Resistance to Nuclear Energy
According to the Nuclear Energy Institute, public opinion has been shifting somewhat towards acceptance of nuclear power in recent years. However, most people are unclear as to the merits of nuclear power in the face of global warming and opposition continues strong. In October 2005, the International Atomic Energy Agency (IAEA), a body explicitly charged with promoting the spread of civilian nuclear technologies, released a report on public opinion in 18 countries. The IAEA found that nearly three out of every five people interviewed opposed the construction of new nuclear plants. In only one country, South Korea, was a majority in favor of building new reactors.25 People in general are leery of having nuclear plants in their own neighborhoods; and the environmental community is almost unanimously opposed to its use.26
RECOMMENDATIONS
Clearly, from the above discussions, the problems facing nuclear energy, in Florida as elsewhere, are numerous, serious, and largely intractable. If no better alternatives were available, it might be necessary to face and attempt to deal, albeit imperfectly, with these problems, but alternatives are available, and they are more benign, safer, easier to implement, and more cost effective. Florida should immediately, and to the maximum extent possible, invest its available resources, time, human creativity, and effort in these two energy realms:
- Establish policies to implement conservation and energy-efficiency measures, including distributed generation, cogeneration, load control, load shifting, tiered rates, and other such measures to reduce demand.
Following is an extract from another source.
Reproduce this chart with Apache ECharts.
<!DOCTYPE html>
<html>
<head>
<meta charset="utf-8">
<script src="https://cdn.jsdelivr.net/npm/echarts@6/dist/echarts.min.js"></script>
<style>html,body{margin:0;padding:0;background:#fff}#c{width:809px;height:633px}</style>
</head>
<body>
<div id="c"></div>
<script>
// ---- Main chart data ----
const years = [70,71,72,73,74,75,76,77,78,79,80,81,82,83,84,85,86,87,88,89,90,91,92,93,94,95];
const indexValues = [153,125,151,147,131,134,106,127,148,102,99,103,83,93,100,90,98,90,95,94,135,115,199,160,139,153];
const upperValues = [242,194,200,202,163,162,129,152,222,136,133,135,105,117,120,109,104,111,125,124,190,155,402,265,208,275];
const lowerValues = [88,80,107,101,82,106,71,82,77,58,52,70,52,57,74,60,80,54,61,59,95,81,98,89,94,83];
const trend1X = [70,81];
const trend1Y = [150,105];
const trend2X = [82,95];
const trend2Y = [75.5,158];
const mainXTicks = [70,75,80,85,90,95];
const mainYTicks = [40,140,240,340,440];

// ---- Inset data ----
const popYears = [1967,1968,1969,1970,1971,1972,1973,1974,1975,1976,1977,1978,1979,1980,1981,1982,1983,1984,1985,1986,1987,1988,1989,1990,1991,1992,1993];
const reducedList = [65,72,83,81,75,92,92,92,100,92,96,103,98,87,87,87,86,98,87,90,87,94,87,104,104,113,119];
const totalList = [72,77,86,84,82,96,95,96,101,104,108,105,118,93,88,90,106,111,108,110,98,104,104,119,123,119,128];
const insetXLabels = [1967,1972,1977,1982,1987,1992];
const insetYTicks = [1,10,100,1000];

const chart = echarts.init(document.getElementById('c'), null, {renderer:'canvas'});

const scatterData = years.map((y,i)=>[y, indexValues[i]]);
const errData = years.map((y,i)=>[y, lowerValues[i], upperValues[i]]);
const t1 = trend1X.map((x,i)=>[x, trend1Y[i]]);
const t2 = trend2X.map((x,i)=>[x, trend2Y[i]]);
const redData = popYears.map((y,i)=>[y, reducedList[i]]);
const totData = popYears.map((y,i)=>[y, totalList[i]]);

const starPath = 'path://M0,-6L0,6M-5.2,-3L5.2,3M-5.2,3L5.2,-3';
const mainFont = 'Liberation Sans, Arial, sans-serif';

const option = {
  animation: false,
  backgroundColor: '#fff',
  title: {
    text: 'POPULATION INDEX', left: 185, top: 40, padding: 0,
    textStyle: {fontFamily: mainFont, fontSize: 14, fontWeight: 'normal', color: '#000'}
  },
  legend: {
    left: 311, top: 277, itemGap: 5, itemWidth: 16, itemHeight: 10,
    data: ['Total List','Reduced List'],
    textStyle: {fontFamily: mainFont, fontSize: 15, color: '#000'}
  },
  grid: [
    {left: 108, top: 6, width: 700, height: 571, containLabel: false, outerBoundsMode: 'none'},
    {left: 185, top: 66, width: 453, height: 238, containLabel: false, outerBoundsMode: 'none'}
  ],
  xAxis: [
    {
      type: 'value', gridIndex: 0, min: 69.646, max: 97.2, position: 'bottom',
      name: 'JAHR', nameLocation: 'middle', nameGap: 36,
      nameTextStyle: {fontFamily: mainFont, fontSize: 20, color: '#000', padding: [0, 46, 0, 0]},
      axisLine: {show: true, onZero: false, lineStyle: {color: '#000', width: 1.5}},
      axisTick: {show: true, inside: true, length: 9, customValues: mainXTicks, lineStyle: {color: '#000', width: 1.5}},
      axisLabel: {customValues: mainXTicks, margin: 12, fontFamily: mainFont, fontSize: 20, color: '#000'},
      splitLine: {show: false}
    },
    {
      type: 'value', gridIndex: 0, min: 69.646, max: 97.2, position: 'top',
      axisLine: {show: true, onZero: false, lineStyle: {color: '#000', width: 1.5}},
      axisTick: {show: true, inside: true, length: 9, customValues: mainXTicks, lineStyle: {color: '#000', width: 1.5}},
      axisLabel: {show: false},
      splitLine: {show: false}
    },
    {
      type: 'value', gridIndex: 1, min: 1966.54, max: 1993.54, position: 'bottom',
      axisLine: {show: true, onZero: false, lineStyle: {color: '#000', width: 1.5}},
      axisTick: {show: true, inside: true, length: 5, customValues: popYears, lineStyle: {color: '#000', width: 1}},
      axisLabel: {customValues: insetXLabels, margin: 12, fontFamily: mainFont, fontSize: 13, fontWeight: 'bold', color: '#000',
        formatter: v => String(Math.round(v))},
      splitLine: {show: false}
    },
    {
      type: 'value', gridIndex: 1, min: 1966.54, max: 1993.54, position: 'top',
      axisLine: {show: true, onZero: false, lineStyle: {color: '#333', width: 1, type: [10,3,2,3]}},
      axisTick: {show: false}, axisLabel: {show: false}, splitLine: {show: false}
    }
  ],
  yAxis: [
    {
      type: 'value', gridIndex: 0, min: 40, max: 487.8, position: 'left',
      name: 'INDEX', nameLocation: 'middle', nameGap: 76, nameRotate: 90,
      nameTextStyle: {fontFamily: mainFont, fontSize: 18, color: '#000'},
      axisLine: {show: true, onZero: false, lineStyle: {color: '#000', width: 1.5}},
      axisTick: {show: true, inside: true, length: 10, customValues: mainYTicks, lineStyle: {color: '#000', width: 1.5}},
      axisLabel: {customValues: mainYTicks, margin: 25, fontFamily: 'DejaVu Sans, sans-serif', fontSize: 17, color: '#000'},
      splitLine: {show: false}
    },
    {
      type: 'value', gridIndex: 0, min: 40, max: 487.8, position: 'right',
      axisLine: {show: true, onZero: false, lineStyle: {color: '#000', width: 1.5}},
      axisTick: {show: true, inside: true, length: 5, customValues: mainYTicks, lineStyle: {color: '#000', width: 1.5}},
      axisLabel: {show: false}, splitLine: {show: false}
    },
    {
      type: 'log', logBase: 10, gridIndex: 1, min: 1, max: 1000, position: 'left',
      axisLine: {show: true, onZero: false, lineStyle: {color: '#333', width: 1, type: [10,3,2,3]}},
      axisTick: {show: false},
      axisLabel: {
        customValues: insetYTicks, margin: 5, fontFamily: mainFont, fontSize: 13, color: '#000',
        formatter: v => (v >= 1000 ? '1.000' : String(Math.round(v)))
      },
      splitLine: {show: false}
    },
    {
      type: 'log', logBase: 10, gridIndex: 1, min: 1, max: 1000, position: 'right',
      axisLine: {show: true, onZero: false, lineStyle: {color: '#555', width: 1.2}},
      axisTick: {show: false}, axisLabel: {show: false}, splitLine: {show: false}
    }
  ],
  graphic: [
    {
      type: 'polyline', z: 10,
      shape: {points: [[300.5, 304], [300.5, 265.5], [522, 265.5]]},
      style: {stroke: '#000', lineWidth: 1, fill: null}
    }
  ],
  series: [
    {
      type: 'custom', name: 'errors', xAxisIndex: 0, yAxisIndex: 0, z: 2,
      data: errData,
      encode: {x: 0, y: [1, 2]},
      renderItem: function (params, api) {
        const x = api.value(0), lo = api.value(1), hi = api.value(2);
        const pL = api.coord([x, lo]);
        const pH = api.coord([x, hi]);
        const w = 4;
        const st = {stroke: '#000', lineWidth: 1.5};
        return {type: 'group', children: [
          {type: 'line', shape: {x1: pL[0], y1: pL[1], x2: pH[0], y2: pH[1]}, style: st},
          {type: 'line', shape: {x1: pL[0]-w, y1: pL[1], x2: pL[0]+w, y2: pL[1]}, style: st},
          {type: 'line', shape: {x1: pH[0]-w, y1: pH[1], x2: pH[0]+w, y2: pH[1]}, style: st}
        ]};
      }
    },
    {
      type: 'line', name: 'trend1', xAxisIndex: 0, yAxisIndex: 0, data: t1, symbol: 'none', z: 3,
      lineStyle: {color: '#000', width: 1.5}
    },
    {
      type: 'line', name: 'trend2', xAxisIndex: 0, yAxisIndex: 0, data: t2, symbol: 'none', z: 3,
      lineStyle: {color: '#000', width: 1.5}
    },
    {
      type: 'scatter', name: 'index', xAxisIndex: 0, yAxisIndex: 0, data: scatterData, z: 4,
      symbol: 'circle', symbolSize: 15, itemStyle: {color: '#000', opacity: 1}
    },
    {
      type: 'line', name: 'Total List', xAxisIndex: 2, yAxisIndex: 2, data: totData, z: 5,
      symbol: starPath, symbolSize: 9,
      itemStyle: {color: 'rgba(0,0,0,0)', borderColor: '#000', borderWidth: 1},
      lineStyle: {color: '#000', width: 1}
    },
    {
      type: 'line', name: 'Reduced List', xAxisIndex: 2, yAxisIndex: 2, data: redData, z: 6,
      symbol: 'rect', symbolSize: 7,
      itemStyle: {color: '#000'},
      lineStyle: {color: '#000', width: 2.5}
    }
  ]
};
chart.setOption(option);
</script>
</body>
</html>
- Take advantage of clean, non-fossil, renewable resources to meet increasing demand. These include solar power, geothermal energy, biomass, ocean current power, wind power, and possibly other options yet to emerge.
The question of how much energy can be harvested from the efficiency and renewable resources that are available to the state is addressed in a June, 2007 report from the American Council for an Energy-Efficient Economy (ACEEE). If all the policies recommended by ACEEE are implemented, the state can reduce its projected future use of electricity from conventional sources (i.e., natural gas, coal, oil, and nuclear fuels) by about 29% in the next 15 years.27 The executive summary of this important ACEEE report is appended to this paper as Appendix B.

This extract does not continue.